EXERCISE BRIEF: Print the records below exactly, from the line containing "Write a Python" down to the line containing "plt.rcParams['axes.unicode_minus'] = False", both lines included, and omit every picture.

SUPPLIED INFORMATION:
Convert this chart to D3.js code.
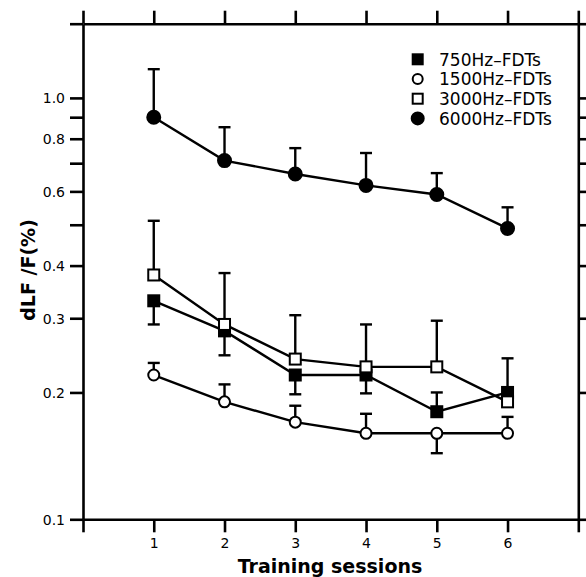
<!DOCTYPE html>
<html>
<head>
<meta charset="utf-8">
<script src="https://cdn.jsdelivr.net/npm/d3@7"></script>
<style>
  body { margin: 0; background: #fff; }
  text { font-family: "DejaVu Sans", sans-serif; fill: #000; }
</style>
</head>
<body>
<svg width="586" height="577"></svg>
<script>
// sessions on the x axis
var sessions = [1, 2, 3, 4, 5, 6];
var seriesNames = ["750Hz\u2013FDTs", "1500Hz\u2013FDTs", "3000Hz\u2013FDTs", "6000Hz\u2013FDTs"];

// mean dLF/F (%) per session
var f750  = [0.33, 0.28, 0.22, 0.22, 0.18, 0.20];
var f1500 = [0.22, 0.19, 0.17, 0.16, 0.16, 0.16];
var f3000 = [0.38, 0.29, 0.24, 0.23, 0.23, 0.19];
var f6000 = [0.90, 0.71, 0.66, 0.62, 0.59, 0.49];

// end of the (one sided) error bar, null = none drawn
var e750  = [0.29, 0.245, 0.198, 0.199, 0.200, 0.241];
var e1500 = [0.235, 0.209, 0.186, 0.178, 0.1435, 0.175];
var e3000 = [0.511, 0.384, 0.305, 0.290, 0.296, null];
var e6000 = [1.17, 0.852, 0.760, 0.740, 0.663, 0.550];

var yTicks = [0.1, 0.2, 0.3, 0.4, 0.5, 0.6, 0.7, 0.8, 0.9, 1.0, 1.5];
var yLabels = [0.1, 0.2, 0.3, 0.4, 0.6, 0.8, 1.0];
var xTicks = [0, 1, 2, 3, 4, 5, 6, 7];

var svg = d3.select("svg");

var x = d3.scaleLinear().domain([0, 7]).range([83, 578.3]);
var y = d3.scaleLog().domain([0.1, 1.5]).range([519.3, 23.7]);

var series = [
  { name: seriesNames[0], vals: f750,  err: e750,  shape: "square", fill: "#000" },
  { name: seriesNames[1], vals: f1500, err: e1500, shape: "circle", fill: "#fff" },
  { name: seriesNames[2], vals: f3000, err: e3000, shape: "square", fill: "#fff" },
  { name: seriesNames[3], vals: f6000, err: e6000, shape: "circle", fill: "#000" }
];

function styleAxis(g) {
  g.attr("font-size", 14).attr("font-family", "DejaVu Sans, sans-serif");
  g.selectAll("path").attr("stroke", "#000").attr("stroke-width", 2.6);
  g.selectAll("line").attr("stroke", "#000").attr("stroke-width", 2.6);
}

// axes - ticks point outwards on all four sides
svg.append("g")
  .attr("transform", "translate(" + x(0) + ",0)")
  .call(d3.axisLeft(y).tickValues(yTicks).tickSize(13).tickSizeOuter(0)
    .tickFormat(function(d) { return yLabels.indexOf(d) >= 0 ? d3.format(".1f")(d) : ""; }))
  .call(styleAxis)
  .selectAll("text").attr("x", -18).attr("dy", "0.36em");

svg.append("g")
  .attr("transform", "translate(" + x(7) + ",0)")
  .call(d3.axisRight(y).tickValues(yTicks).tickSize(13).tickSizeOuter(0).tickFormat(""))
  .call(styleAxis);

svg.append("g")
  .attr("transform", "translate(0," + y(0.1) + ")")
  .call(d3.axisBottom(x).tickValues(xTicks).tickSize(13).tickSizeOuter(0)
    .tickFormat(function(d) { return d >= 1 && d <= 6 ? d : ""; }))
  .call(styleAxis)
  .selectAll("text").attr("y", 19);

svg.append("g")
  .attr("transform", "translate(0," + y(1.5) + ")")
  .call(d3.axisTop(x).tickValues(xTicks).tickSize(13).tickSizeOuter(0).tickFormat(""))
  .call(styleAxis);

// titles
svg.append("text")
  .attr("x", 330)
  .attr("y", 573)
  .attr("text-anchor", "middle")
  .style("font-size", "19px")
  .style("font-weight", "bold")
  .text("Training  sessions");

svg.append("text")
  .attr("transform", "translate(35,270) rotate(-90)")
  .attr("text-anchor", "middle")
  .style("font-size", "19px")
  .style("font-weight", "bold")
  .text("dLF /F(%)");

var line = d3.line()
  .x(function(d, i) { return x(sessions[i]); })
  .y(function(d) { return y(d); });

function drawMarker(g, s, cx, cy, size) {
  if (s.shape == "square") {
    g.append("rect")
      .attr("x", cx - size).attr("y", cy - size)
      .attr("width", size * 2).attr("height", size * 2)
      .attr("fill", s.fill).attr("stroke", "#000").attr("stroke-width", 2);
  } else {
    g.append("circle")
      .attr("cx", cx).attr("cy", cy).attr("r", s.fill == "#000" ? size + 1 : size)
      .attr("fill", s.fill).attr("stroke", "#000").attr("stroke-width", 2);
  }
}

var plot = svg.append("g");

// error bars first, then lines, then markers on top
series.forEach(function(s) {
  s.err.forEach(function(e, i) {
    if (e == null) return;
    plot.append("line")
      .attr("x1", x(sessions[i])).attr("x2", x(sessions[i]))
      .attr("y1", y(s.vals[i])).attr("y2", y(e))
      .attr("stroke", "#000").attr("stroke-width", 2.4);
    plot.append("line")
      .attr("x1", x(sessions[i]) - 6).attr("x2", x(sessions[i]) + 6)
      .attr("y1", y(e)).attr("y2", y(e))
      .attr("stroke", "#000").attr("stroke-width", 2.4);
  });
});

series.forEach(function(s) {
  plot.append("path")
    .datum(s.vals)
    .attr("d", line)
    .attr("fill", "none")
    .attr("stroke", "#000")
    .attr("stroke-width", 2.4);
});

series.forEach(function(s) {
  s.vals.forEach(function(v, i) {
    drawMarker(plot, s, x(sessions[i]), y(v), 5.5);
  });
});

// legend
var legend = svg.append("g");
series.forEach(function(s, i) {
  var ly = 59.3 + i * 19.7;
  drawMarker(legend, s, 417.7, ly, 5);
  legend.append("text")
    .attr("x", 439)
    .attr("y", ly + 6.3)
    .style("font-size", "17px")
    .text(s.name);
});
</script>
</body>
</html>
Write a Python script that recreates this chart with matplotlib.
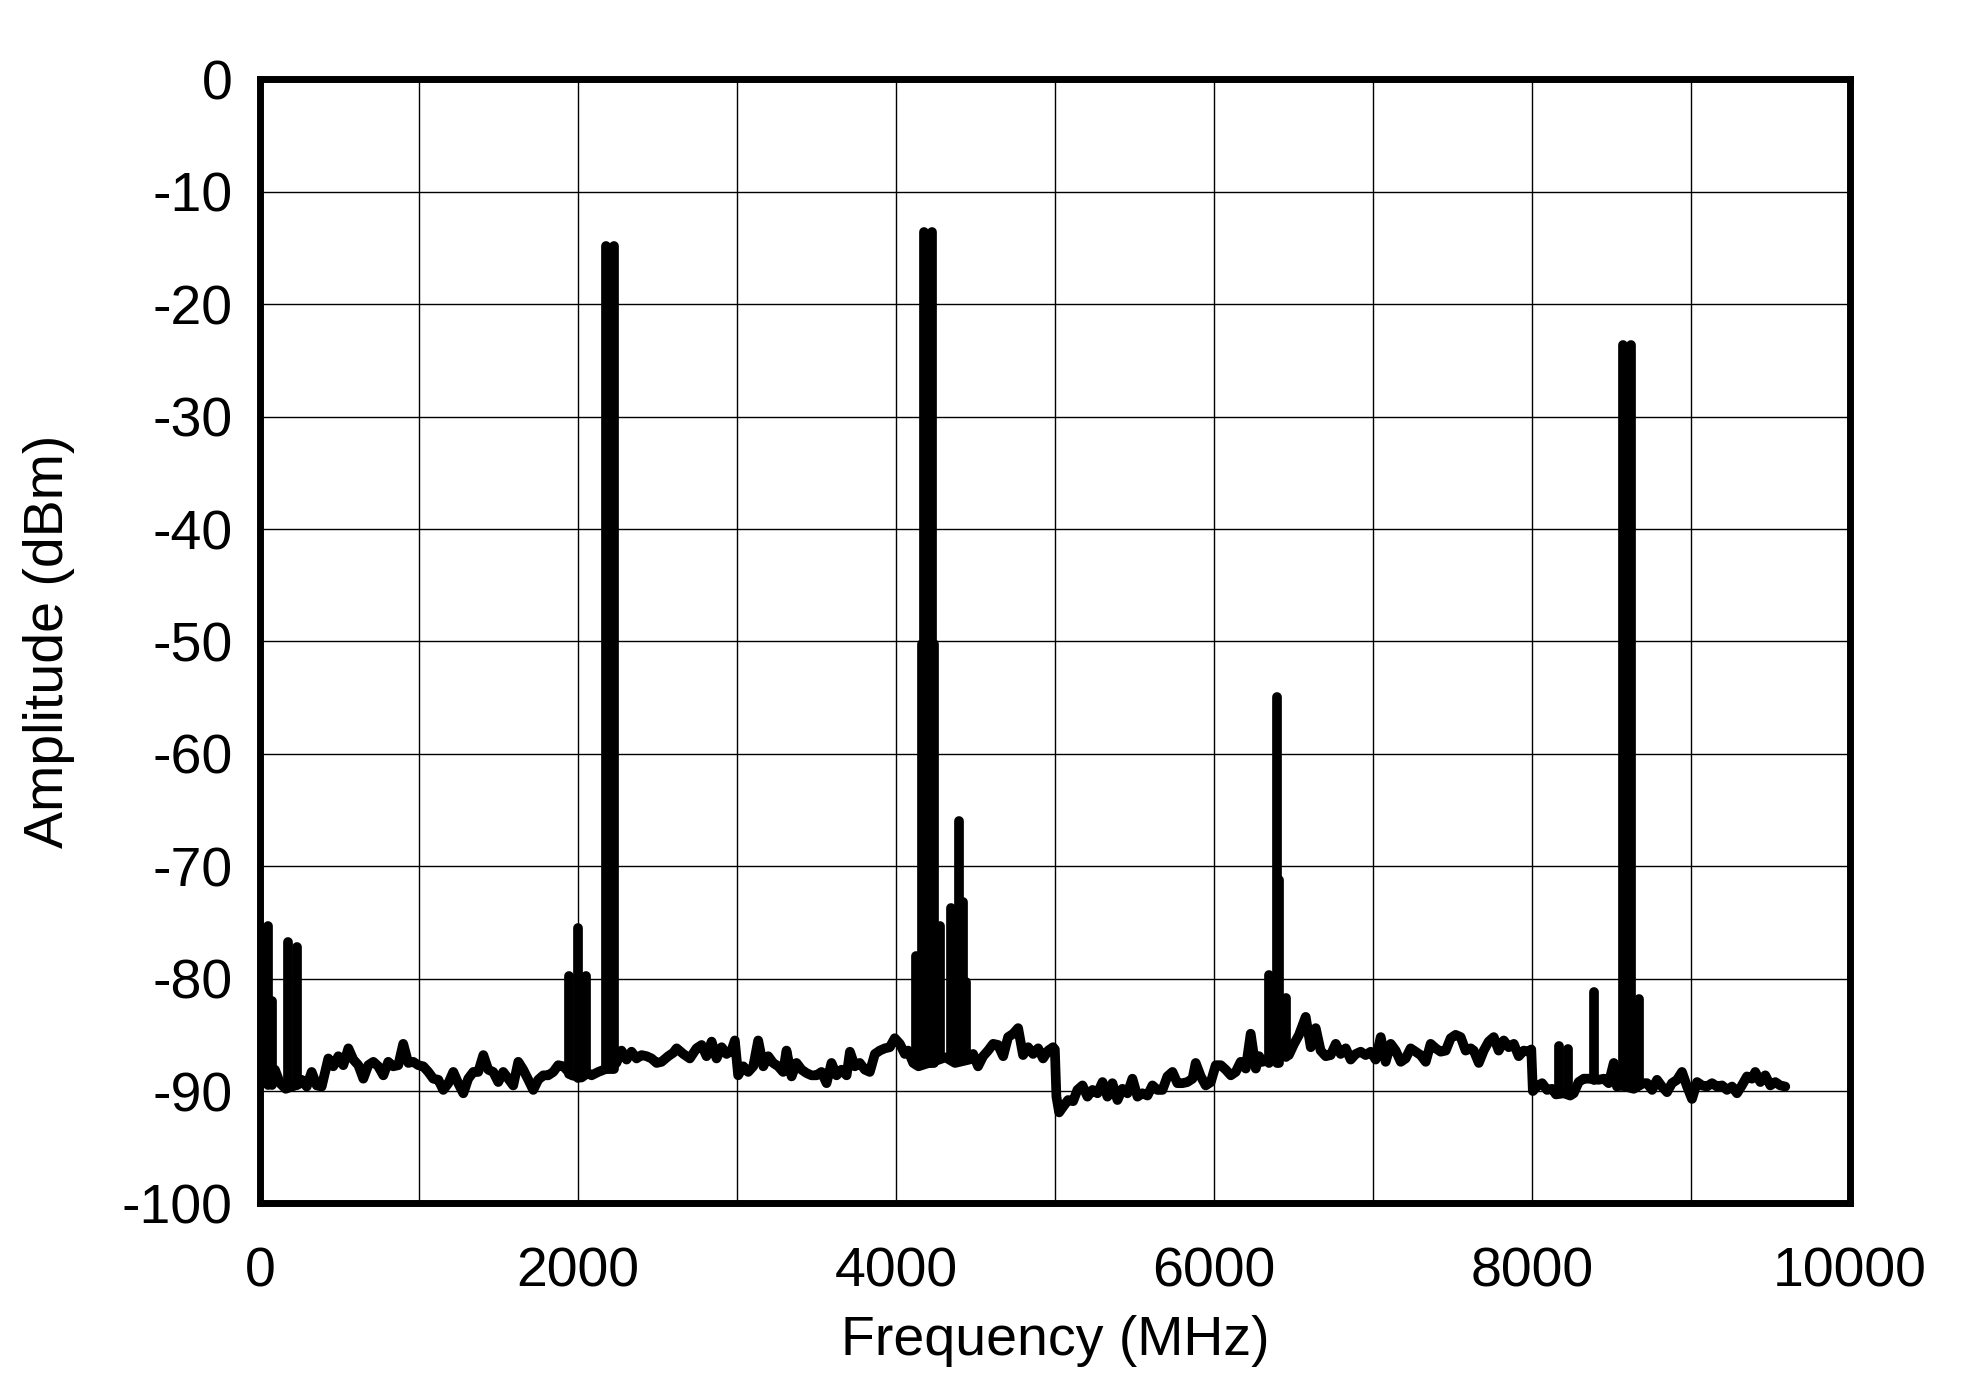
import matplotlib
matplotlib.use('Agg')
import matplotlib.pyplot as plt

plt.rcParams['font.family'] = ['Liberation Sans', 'DejaVu Sans']
plt.rcParams['axes.unicode_minus'] = False

# noise floor of the spectrum (MHz, dBm)
floor_freq = [
    30, 92, 124, 160, 200, 240, 260, 292, 323, 355, 386, 428, 459, 491, 522, 554,
    585, 617, 648, 679, 711, 742, 774, 805, 836, 868, 899, 931, 962, 994, 1025,
    1057, 1088, 1120, 1151, 1183, 1214, 1245, 1277, 1308, 1340, 1371, 1403, 1434,
    1465, 1497, 1528, 1560, 1591, 1623, 1654, 1686, 1717, 1748, 1780, 1811, 1843,
    1874, 1906, 1960, 2020, 2060, 2084, 2126, 2180, 2240, 2272, 2304, 2335, 2367,
    2398, 2430, 2461, 2493, 2524, 2566, 2597, 2619, 2661, 2702, 2744, 2776, 2807,
    2839, 2870, 2902, 2933, 2964, 2985, 3006, 3038, 3069, 3101, 3132, 3164, 3195,
    3226, 3258, 3289, 3310, 3342, 3373, 3405, 3436, 3467, 3499, 3530, 3562, 3593,
    3625, 3656, 3688, 3709, 3740, 3771, 3803, 3834, 3866, 3897, 3929, 3960, 3991,
    4023, 4054, 4075, 4107, 4140, 4250, 4310, 4370, 4460, 4484, 4515, 4547, 4578,
    4610, 4641, 4673, 4704, 4736, 4767, 4798, 4830, 4861, 4893, 4924, 4956, 4987,
    4998, 5008, 5025, 5050, 5081, 5113, 5140, 5172, 5203, 5235, 5266, 5298, 5329,
    5360, 5392, 5423, 5455, 5486, 5518, 5549, 5581, 5612, 5643, 5675, 5706, 5738,
    5769, 5801, 5832, 5864, 5884, 5916, 5947, 5979, 6010, 6042, 6073, 6105, 6136,
    6167, 6199, 6230, 6262, 6283, 6304, 6335, 6380, 6420, 6470, 6503, 6534, 6576,
    6608, 6639, 6670, 6702, 6733, 6765, 6796, 6828, 6859, 6891, 6922, 6953, 6985,
    7016, 7048, 7079, 7111, 7142, 7174, 7205, 7236, 7268, 7299, 7331, 7362, 7394,
    7425, 7457, 7488, 7519, 7551, 7582, 7614, 7633, 7665, 7696, 7727, 7759, 7790,
    7822, 7853, 7885, 7916, 7948, 7979, 7995, 8005, 8031, 8063, 8094, 8126, 8150,
    8200, 8240, 8262, 8293, 8325, 8356, 8419, 8451, 8482, 8514, 8534, 8560, 8640,
    8700, 8723, 8755, 8786, 8817, 8849, 8880, 8912, 8943, 8975, 9006, 9038, 9069,
    9100, 9132, 9163, 9195, 9226, 9258, 9289, 9320, 9352, 9383, 9404, 9436, 9467,
    9499, 9530, 9561, 9593,
]
floor_db = [
    -89.3, -88.1, -89.3, -89.8, -89.6, -89.4, -89.0, -89.6, -88.3, -89.5, -89.6,
    -87.1, -87.8, -86.9, -87.7, -86.2, -87.2, -87.7, -88.9, -87.7, -87.4, -87.8,
    -88.6, -87.4, -87.8, -87.7, -85.8, -87.5, -87.4, -87.7, -87.8, -88.3, -88.9,
    -89.0, -89.9, -89.3, -88.3, -89.3, -90.2, -88.9, -88.3, -88.3, -86.8, -88.1,
    -88.3, -89.2, -88.3, -88.9, -89.5, -87.4, -88.1, -89.0, -89.9, -89.0, -88.6,
    -88.6, -88.3, -87.7, -87.8, -88.6, -88.8, -88.4, -88.6, -88.3, -88.0, -87.5,
    -86.4, -87.2, -86.5, -87.1, -86.8, -86.9, -87.1, -87.5, -87.4, -86.9, -86.6,
    -86.2, -86.7, -87.1, -86.2, -85.9, -86.9, -85.6, -87.1, -86.1, -86.7, -86.4,
    -85.5, -88.6, -87.8, -88.3, -87.8, -85.5, -87.8, -86.9, -87.5, -87.8, -88.3,
    -86.4, -88.7, -87.5, -88.1, -88.4, -88.6, -88.6, -88.3, -89.3, -87.5, -88.6,
    -88.1, -88.6, -86.5, -87.8, -87.5, -88.1, -88.3, -86.7, -86.4, -86.2, -86.1,
    -85.3, -85.8, -86.7, -86.4, -87.5, -87.8, -87.3, -87.0, -87.5, -87.2, -86.7,
    -87.8, -86.9, -86.4, -85.8, -85.9, -86.9, -85.2, -84.9, -84.4, -86.8, -86.1,
    -86.7, -86.2, -87.1, -86.4, -86.1, -86.3, -90.5, -91.9, -91.4, -90.8, -90.9,
    -89.9, -89.5, -90.5, -89.9, -90.2, -89.2, -90.5, -89.3, -90.8, -89.8, -90.2,
    -88.9, -90.5, -90.2, -90.4, -89.5, -89.9, -89.9, -88.7, -88.3, -89.3, -89.3,
    -89.2, -88.9, -87.5, -88.7, -89.5, -89.2, -87.7, -87.7, -88.1, -88.6, -88.3,
    -87.4, -88.0, -84.9, -88.0, -86.9, -87.4, -87.2, -87.0, -86.5, -86.8, -85.8,
    -85.0, -83.4, -86.1, -84.4, -86.4, -86.9, -86.8, -85.8, -86.7, -86.2, -87.2,
    -86.7, -86.5, -86.8, -86.5, -87.2, -85.2, -87.4, -85.8, -86.4, -87.4, -87.1,
    -86.2, -86.5, -86.8, -87.4, -85.8, -86.2, -86.5, -86.4, -85.3, -85.0, -85.2,
    -86.4, -86.2, -86.4, -87.5, -86.4, -85.6, -85.2, -86.4, -85.5, -86.1, -85.8,
    -86.9, -86.4, -86.5, -86.3, -90.0, -89.6, -89.3, -89.9, -89.8, -90.3, -90.2,
    -90.4, -90.2, -89.2, -88.9, -88.9, -89.0, -88.9, -89.3, -87.5, -89.6, -89.5,
    -89.8, -89.3, -89.3, -89.9, -89.0, -89.6, -90.1, -89.3, -89.0, -88.3, -89.6,
    -90.7, -89.2, -89.5, -89.6, -89.3, -89.6, -89.5, -89.9, -89.6, -90.2, -89.5,
    -88.7, -88.9, -88.3, -89.2, -88.6, -89.5, -89.2, -89.5, -89.6,
]

# spurs and tones: frequency, floor under the spur, peak level
spike_freq = [50, 75, 175, 228, 1941, 2000, 2046, 2172, 2186, 2200, 2213, 2226,
              4122, 4165, 4176, 4188, 4200, 4212, 4224, 4235, 4275, 4344, 4396, 4421, 4440,
              6346, 6396, 6410, 6449, 8172, 8224, 8387, 8572, 8585, 8598, 8611, 8625, 8673]
spike_base = [-89.5, -89.5, -89.5, -89.5, -88.5, -88.8, -88.5, -88.0, -88.0, -88.0, -88.0, -88.0,
              -87.0, -87.5, -87.5, -87.5, -87.5, -87.5, -87.5, -87.5, -87.0, -87.0, -87.0, -87.0, -87.0,
              -87.5, -87.5, -87.5, -87.0, -90.0, -90.0, -89.0, -89.5, -89.5, -89.5, -89.5, -89.5, -89.5]
spike_peak = [-75.3, -82.0, -76.7, -77.2, -79.8, -75.5, -79.8, -14.8, -15.2, -15.4, -15.2, -14.8,
              -78.0, -50.2, -13.6, -14.0, -14.2, -14.0, -13.6, -50.2, -75.3, -73.7, -66.0, -73.2, -80.3,
              -79.7, -54.9, -71.2, -81.7, -86.0, -86.3, -81.2, -23.6, -23.9, -24.1, -23.9, -23.6, -81.8]

x_ticks = [0, 2000, 4000, 6000, 8000, 10000]
x_minor = [1000, 3000, 5000, 7000, 9000]
y_ticks = [0, -10, -20, -30, -40, -50, -60, -70, -80, -90, -100]

fig = plt.figure(figsize=(19.66, 13.82), dpi=100)
ax = fig.add_axes([0.1324, 0.1292, 0.8086, 0.8133])

lw = 7
ax.plot(floor_freq, floor_db, color='black', lw=lw,
        solid_joinstyle='round', solid_capstyle='round', zorder=3)
ax.vlines(spike_freq, spike_base, spike_peak, colors='black', lw=lw,
          capstyle='round', zorder=3)

ax.set_xlim(0, 10000)
ax.set_ylim(-100, 0)
ax.set_xticks(x_ticks)
ax.set_xticks(x_minor, minor=True)
ax.set_yticks(y_ticks)
ax.grid(which='both', color='black', lw=1.0)
ax.set_axisbelow(True)
ax.tick_params(axis='x', which='both', length=0, labelsize=40, pad=31)
ax.tick_params(axis='y', which='both', length=0, labelsize=40, pad=20)

for sp in ax.spines.values():
    sp.set_linewidth(5)
    sp.set_zorder(4)

ax.set_xlabel('Frequency (MHz)', fontsize=40)
ax.set_ylabel('Amplitude (dBm)', fontsize=40)
ax.xaxis.set_label_coords(0.5, -0.0995)
ax.yaxis.set_label_coords(-0.1166, 0.5)

fig.savefig('out.png', dpi=100)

ANSWER BELOW:
Write a Python script that recreates this chart with matplotlib.
import matplotlib
matplotlib.use('Agg')
import matplotlib.pyplot as plt

plt.rcParams['font.family'] = ['Liberation Sans', 'DejaVu Sans']
plt.rcParams['axes.unicode_minus'] = False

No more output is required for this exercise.